Darwinism’s biggest (and least discussed) problem
|October 31, 2007||Posted by Granville Sewell under Intelligent Design|
The biggest problem of all with Darwinism, in my opinion, is one that is almost never discussed by either side. In my Dec 2005 American Spectator article (updated version here) I tried to express the problem as follows: “When you ask [the modern scientist] how a mechanical process such as natural selection could cause human consciousness to arise out of inanimate matter, he says, ‘human consciousness — what’s that?’ And he talks about human evolution as if he were an outside observer, and never seems to wonder how he got inside one of the animals he is studying.”
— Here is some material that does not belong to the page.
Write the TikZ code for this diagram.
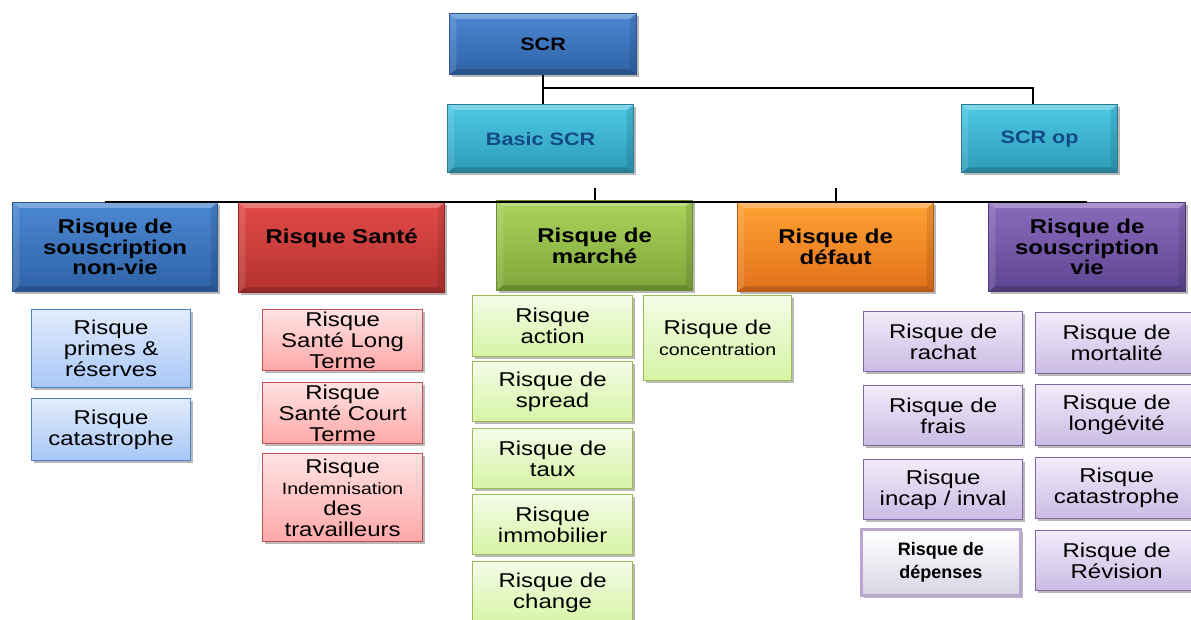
\documentclass[tikz,border=0pt]{standalone}
\usepackage{fontspec}
\setmainfont{Liberation Sans}
\newfontfamily\wf[FakeStretch=1.2]{Liberation Sans}
\usetikzlibrary{shadows,calc}
\definecolor{scrT}{HTML}{4B88D2}\definecolor{scrB}{HTML}{2E62A6}\definecolor{scrD}{HTML}{2A5792}
\definecolor{cyT}{HTML}{4CC8E4}\definecolor{cyB}{HTML}{2D9BB8}\definecolor{cyD}{HTML}{2B7A90}\definecolor{cyTx}{HTML}{124A86}
\definecolor{rdT}{HTML}{E24A48}\definecolor{rdB}{HTML}{B23230}\definecolor{rdD}{HTML}{902624}
\definecolor{gnT}{HTML}{AAD35A}\definecolor{gnB}{HTML}{7EA63A}\definecolor{gnD}{HTML}{6A8E30}
\definecolor{orT}{HTML}{FFA233}\definecolor{orB}{HTML}{E2701A}\definecolor{orD}{HTML}{B85A14}
\definecolor{vlT}{HTML}{8A6BBC}\definecolor{vlB}{HTML}{5E4592}\definecolor{vlD}{HTML}{4C3878}
\definecolor{lbT}{HTML}{E2ECFC}\definecolor{lbB}{HTML}{A8C7F8}\definecolor{lbD}{HTML}{4C80C8}
\definecolor{lrT}{HTML}{FFE2E2}\definecolor{lrB}{HTML}{FFA8A8}\definecolor{lrD}{HTML}{C25252}
\definecolor{lgT}{HTML}{F4FCE8}\definecolor{lgB}{HTML}{D6F4A4}\definecolor{lgD}{HTML}{9CBC5C}
\definecolor{lvT}{HTML}{F1ECF9}\definecolor{lvB}{HTML}{CABBE4}\definecolor{lvD}{HTML}{8266A4}
\definecolor{dpD}{HTML}{B8A8D0}\definecolor{dpB}{HTML}{DAD4E4}
\newcommand\bx[7]{\node[#2, minimum width={(#5-#3)*0.75pt}, minimum height={(#6-#4)*0.75pt}] (#1) at (#3,#4) {#7};}
\tikzset{
  x=0.75pt, y=-0.75pt,
  base/.style={draw, line width=0.9pt, align=center, inner sep=0pt, anchor=north west,
    drop shadow={shadow xshift=1.8pt, shadow yshift=-1.8pt, opacity=0.28, fill=black}},
  bevel/.style={path picture={
    \fill[white,opacity=0.28] (path picture bounding box.north west) -- (path picture bounding box.north east)
      -- ([xshift=-5pt,yshift=-4pt]path picture bounding box.north east) -- ([xshift=5pt,yshift=-4pt]path picture bounding box.north west) -- cycle;
    \fill[black,opacity=0.18] (path picture bounding box.south west) -- (path picture bounding box.south east)
      -- ([xshift=-5pt,yshift=4pt]path picture bounding box.south east) -- ([xshift=5pt,yshift=4pt]path picture bounding box.south west) -- cycle;
    \fill[white,opacity=0.12] (path picture bounding box.north west) -- (path picture bounding box.south west)
      -- ([xshift=5pt,yshift=4pt]path picture bounding box.south west) -- ([xshift=5pt,yshift=-4pt]path picture bounding box.north west) -- cycle;
    \fill[black,opacity=0.1] (path picture bounding box.north east) -- (path picture bounding box.south east)
      -- ([xshift=-5pt,yshift=4pt]path picture bounding box.south east) -- ([xshift=-5pt,yshift=-4pt]path picture bounding box.north east) -- cycle;
  }},
  top/.style={base, bevel, font=\wf\bfseries\fontsize{13.5}{15}\selectfont},
  hd/.style={base, bevel, font=\wf\bfseries\fontsize{15}{15.4}\selectfont},
  ch/.style={base, font=\wf\fontsize{15}{15.75}\selectfont},
  scrbox/.style={top, top color=scrT, bottom color=scrB, draw=scrD},
  cybox/.style={top, top color=cyT, bottom color=cyB, draw=cyD, text=cyTx},
  hdnv/.style={hd, top color=scrT, bottom color=scrB, draw=scrD},
  hdrd/.style={hd, top color=rdT, bottom color=rdB, draw=rdD},
  hdgn/.style={hd, top color=gnT, bottom color=gnB, draw=gnD},
  hdor/.style={hd, top color=orT, bottom color=orB, draw=orD},
  hdvl/.style={hd, top color=vlT, bottom color=vlB, draw=vlD},
  chb/.style={ch, top color=lbT, bottom color=lbB, draw=lbD},
  chr/.style={ch, top color=lrT, bottom color=lrB, draw=lrD},
  chg/.style={ch, top color=lgT, bottom color=lgB, draw=lgD},
  chv/.style={ch, top color=lvT, bottom color=lvB, draw=lvD},
  dep/.style={base, line width=2.2pt, top color=white, bottom color=dpB, draw=dpD,
    font=\bfseries\fontsize{13.5}{17}\selectfont},
  conn/.style={line width=1.6pt, black},
  thin/.style={line width=1.1pt, black},
}
\begin{document}
\begin{tikzpicture}
\useasboundingbox (0,0) rectangle (1191,619);
% level 0 and 1
\bx{scr}{scrbox}{449}{13}{636}{74}{SCR}
\bx{basic}{cybox}{447}{104}{633}{172}{Basic SCR}
\bx{op}{cybox}{961}{104}{1117}{172}{SCR op}
% level 2
\bx{nv}{hdnv}{12}{202}{217}{291}{Risque de\\souscription\\non-vie}
\bx{sante}{hdrd}{238}{202}{444}{292}{Risque Santé\\[2pt]\mbox{}}
\bx{marche}{hdgn}{496}{200}{692}{290}{Risque de\\march\'e}
\bx{defaut}{hdor}{737}{202}{933}{291}{Risque de\\d\'efaut}
\bx{vie}{hdvl}{988}{202}{1185}{291}{Risque de\\souscription\\vie}
% non-vie children
\bx{nv1}{chb}{31}{309}{190}{387}{Risque\\primes \&\\r\'eserves}
\bx{nv2}{chb}{31}{398}{190}{460}{Risque\\catastrophe}
% sante children
\bx{s1}{chr}{262}{309}{422}{370}{Risque\\Sant\'e Long\\Terme}
\bx{s2}{chr}{262}{382}{422}{443}{Risque\\Sant\'e Court\\Terme}
\bx{s3}{chr}{262}{453}{422}{541}{Risque\\{\wf\fontsize{12.2}{16}\selectfont Indemnisation}\\des\\travailleurs}
% marche children
\bx{m1}{chg}{472}{295}{632}{356}{Risque\\action}
\bx{m2}{chg}{472}{361}{632}{421}{Risque de\\spread}
\bx{m3}{chg}{472}{428}{632}{488}{Risque de\\taux}
\bx{m4}{chg}{472}{494}{632}{554}{Risque\\immobilier}
\bx{m5}{chg}{472}{561}{632}{624}{Risque de\\change}
\bx{m6}{chg}{643}{295}{791}{380}{Risque de\\{\wf\fontsize{12.2}{12.5}\selectfont concentration}}
% vie children
\bx{v1}{chv}{863}{311}{1022}{371}{Risque de\\rachat}
\bx{v2}{chv}{863}{385}{1022}{445}{Risque de\\frais}
\bx{v3}{chv}{863}{459}{1022}{519}{Risque\\incap / inval}
\bx{v4}{dep}{860}{528}{1019}{594}{Risque de\\d\'epenses}
\bx{v5}{chv}{1035}{312}{1197}{373}{Risque de\\mortalit\'e}
\bx{v6}{chv}{1035}{384}{1197}{445}{Risque de\\long\'evit\'e}
\bx{v7}{chv}{1035}{457}{1197}{518}{Risque\\catastrophe}
\bx{v8}{chv}{1035}{530}{1197}{590}{Risque de\\R\'evision}
% connectors
\coordinate (upbus) at (0,88);
\coordinate (bus) at (0,188);
\draw[thin] (scr.south) -- (scr.south |- basic.north);
\draw[conn] (scr.south |- upbus) -| ($(op.north)+(-7,0)$);
\draw[thin] ($(basic.south)+(3,0)$) -- ($(basic.south)+(3,0)$ |- bus);
\draw[conn] ($(nv.north)+(-10.5,0)$) -- ($(nv.north)+(-10.5,0)$ |- bus) -| (vie.north);
\draw[conn] (marche.north) -- (marche.north |- bus);
\draw[conn] (defaut.north) -- (defaut.north |- bus);
\end{tikzpicture}
\end{document}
You may be able to convince a gullible layman that natural selection of random mutations can cause mud to evolve into robots with advanced computers controlling their motions, but you will have a much harder time convincing him that it can cause these robots to become conscious. But scientists almost completely ignore this problem, because we haven’t the slightest idea what “consciousness” is. And rather than take the approach that science should be concerned with explaining the things we experience, the modern scientist takes instead the attitude that “if we can’t measure it or quantify it, it doesn’t exist”–or at least it isn’t science. They define consciousness down, and say that if a computer can pass a “Turing test” the computer must be considered to be conscious. To pass a Turing test, a computer has to convince the human communicating with it that he is talking to another human. Now, maybe computers will someday be able to pass a Turing test (maybe they already can), but I don’t believe that makes them conscious. I cannot be sure that there isn’t “someone” inside my PC who experiences the same consciousness that I experience, or that improving the hardware and software of computers sufficiently will never make them conscious, because I can’t even define consciousness, but I doubt that it will. And if I don’t believe that intelligent computer designers can ever make computers conscious, how could I believe that an unintelligent, mechanical process such as natural selection could do it?